A suspeita era de que a gestão estaria sendo tocada por terceiros, principalmente pela primeira-dama Natália Félix, que deixou a chefia da Secretaria de Administração em abril deste ano. No mês anterior, o Ministério Público deu início à investigação.
Mesmo com o arquivamento do processo, a oposição reforça que o prefeito segue sem tratar diretamente com os atores políticos do município. O líder do governo, vereador Claudohelder (PSD), nega essa versão.
Ao Diário do Nordeste, ele diz que “sempre” conversa com o prefeito sobre projetos na cidade e lembra, ainda, que nessa quarta-feira (26), Menezes esteve no DNIT, em Sobral, para tratar sobre a instalação de semáforos na BR-222.
“O prefeito está bem de saúde. A oposição, por interesse, matava e assumia a Prefeitura. (As críticas) são questões políticas mesmo”, garante Claudohelder.
Ainda na avaliação de membros da oposição, diante das investigações, o governo se sustentou por acomodar seus familiares, além de parentes de vereadores da base, no primeiro escalão.
Foi com a base mantida até hoje que o prefeito conseguiu que a Câmara rejeitasse uma representação contra ele no início do ano.
Quanto ao secretariado, inclusive, a cunhada de Natália Félix, Monique Rodrigues Brondani, acumula duas pastas.
Está sob sua gerência a Secretaria de Administração e a Secretaria de Administração e de Indústria, Comércio, Desenvolvimento Econômico e Empreendedorismo. Um dos filhos do prefeito, Anderson Lima, também já compôs o governo.
A Prefeitura desmembrou a Secretaria de Meio Ambientes e Turismo, criando uma pasta para cuidar somente desta última temática e para acomodar a esposa de um aliado.
O próprio presidente da Câmara Municipal, Elves Lima (PSD), é parente do prefeito.
Veja outros:
- Procurador-Geral do Município: Leandro Lima Valencia, sobrinho de Luiz Menezes;
- Secretário de Saúde: Rejarley Vieira de Lima, sobrinho de Luiz Menezes;
- Secretária de Trabalho e Assistência Social: Emanuela de Aguiar Freitas, nora de Luiz Menezes e esposa de Anderson;
- Secretária de Educação: Ana Vládia Moreira Nunes Barbosa, filha do vereador Zé Bia (PSDB);
- Secretária de Juventude, Esporte e Lazer: Maria Jaqueline Freire Lima, esposa do vereador Kim Turismo (PSD);
- Secretária de Turismo: Keila Aragão Fernandes, esposa do vereador Marcondes Fernandes (PL).
Escanteado, o vice-prefeito Alex Nunes (PL), contudo, diz que a oposição não planeja novas investidas sobre o caso.

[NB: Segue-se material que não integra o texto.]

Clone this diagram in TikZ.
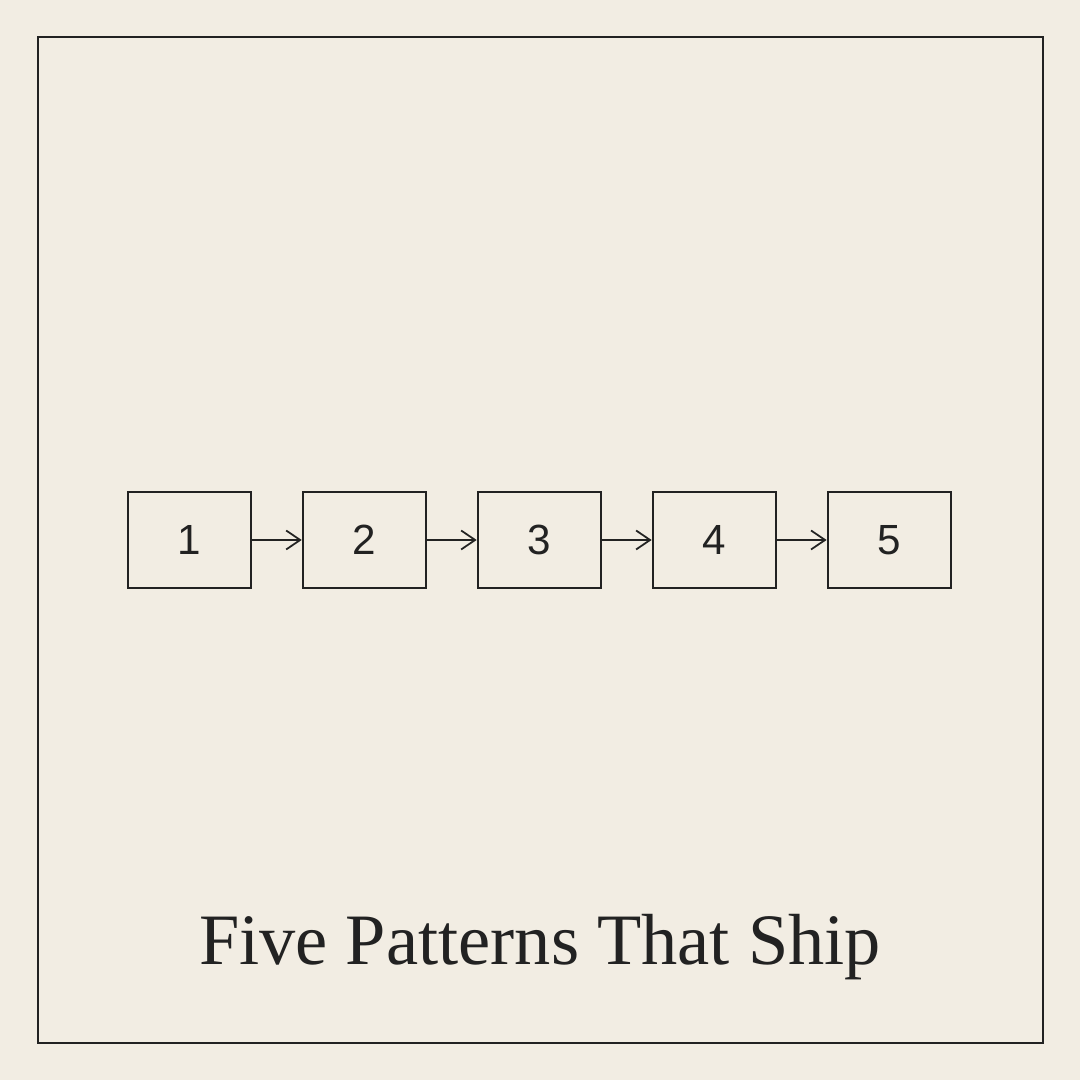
\documentclass[tikz,border=0pt]{standalone}
\usepackage{fontspec}
\setmainfont{Liberation Serif}
\newfontfamily\digitfont{Liberation Sans}
\usetikzlibrary{arrows.meta, positioning}
\usepackage{xcolor}
\definecolor{paper}{HTML}{F2EDE3}
\definecolor{ink}{HTML}{222222}

\begin{document}
\begin{tikzpicture}[
node distance=0.495cm,
box/.style={draw=ink,
rectangle,
line width=0.7pt,
minimum width=1.23cm,
minimum height=0.96cm,
font=\digitfont\fontsize{12}{14}\selectfont,
text=ink,
align=center},
arrow/.style={-{Straight Barb[length=1.4mm, width=1.9mm]}, draw=ink, line width=0.5pt}
]

\fill[paper] (0,0) rectangle (10.8,10.8);
\useasboundingbox (0,0) rectangle (10.8,10.8);
\draw[ink, line width=0.8pt] (0.38,0.37) rectangle (10.43,10.43);

\node[box] (pat1) at (1.895,5.40) {1};
\node[box, right=of pat1] (pat2) {2};
\node[box, right=of pat2] (pat3) {3};
\node[box, right=of pat3] (pat4) {4};
\node[box, right=of pat4] (pat5) {5};

\draw[arrow] (pat1) -- (pat2);
\draw[arrow] (pat2) -- (pat3);
\draw[arrow] (pat3) -- (pat4);
\draw[arrow] (pat4) -- (pat5);

\node[text=ink, font=\fontsize{20.6}{25}\selectfont, anchor=base] (title) at (5.40,1.15) {Five Patterns That Ship};

\end{tikzpicture}
\end{document}
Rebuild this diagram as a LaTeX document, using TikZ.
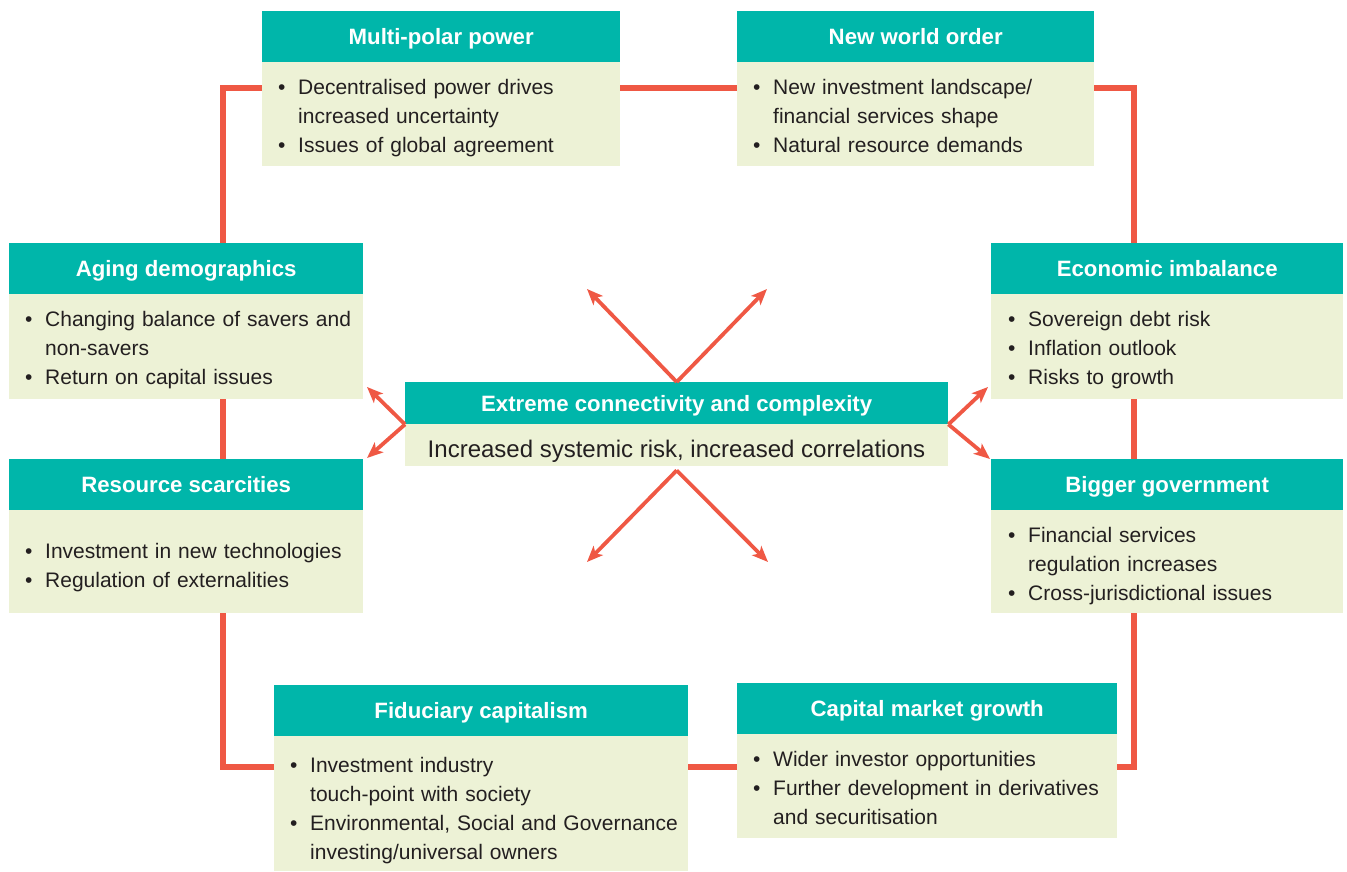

De sua parte, afirma, resta aguardar os trâmites legais, já que não espera “muita coisa” da Câmara. Ele teme que uma possível investida no Ministério Público com novas denúncias possa ser vista como um ato “em benefício próprio”.
“Hoje sou oposição, de forma alguma vou apoiar essa situação. [...] Tenho conversado com alguns vereadores, mas aqui ainda não temos uma linha de como será (o planejamento para os próximos passos da oposição)”, diz.
O vereador José Leôncio (PSB) reforçou o diálogo com o vice-prefeito. “Buscando fortalecer o grupo de oposição para 2024, caso não aconteça novidade (na Justiça). Se acontecer novidade, antecipa (a estratégia). Mas estamos aguardando o resultado disso da Polícia Civil”, informa.
O Diário do Nordeste procurou a Prefeitura de Tianguá para comentar as declarações dos membros da oposição e apresente a sua versão diante das críticas políticas. Não houve retorno.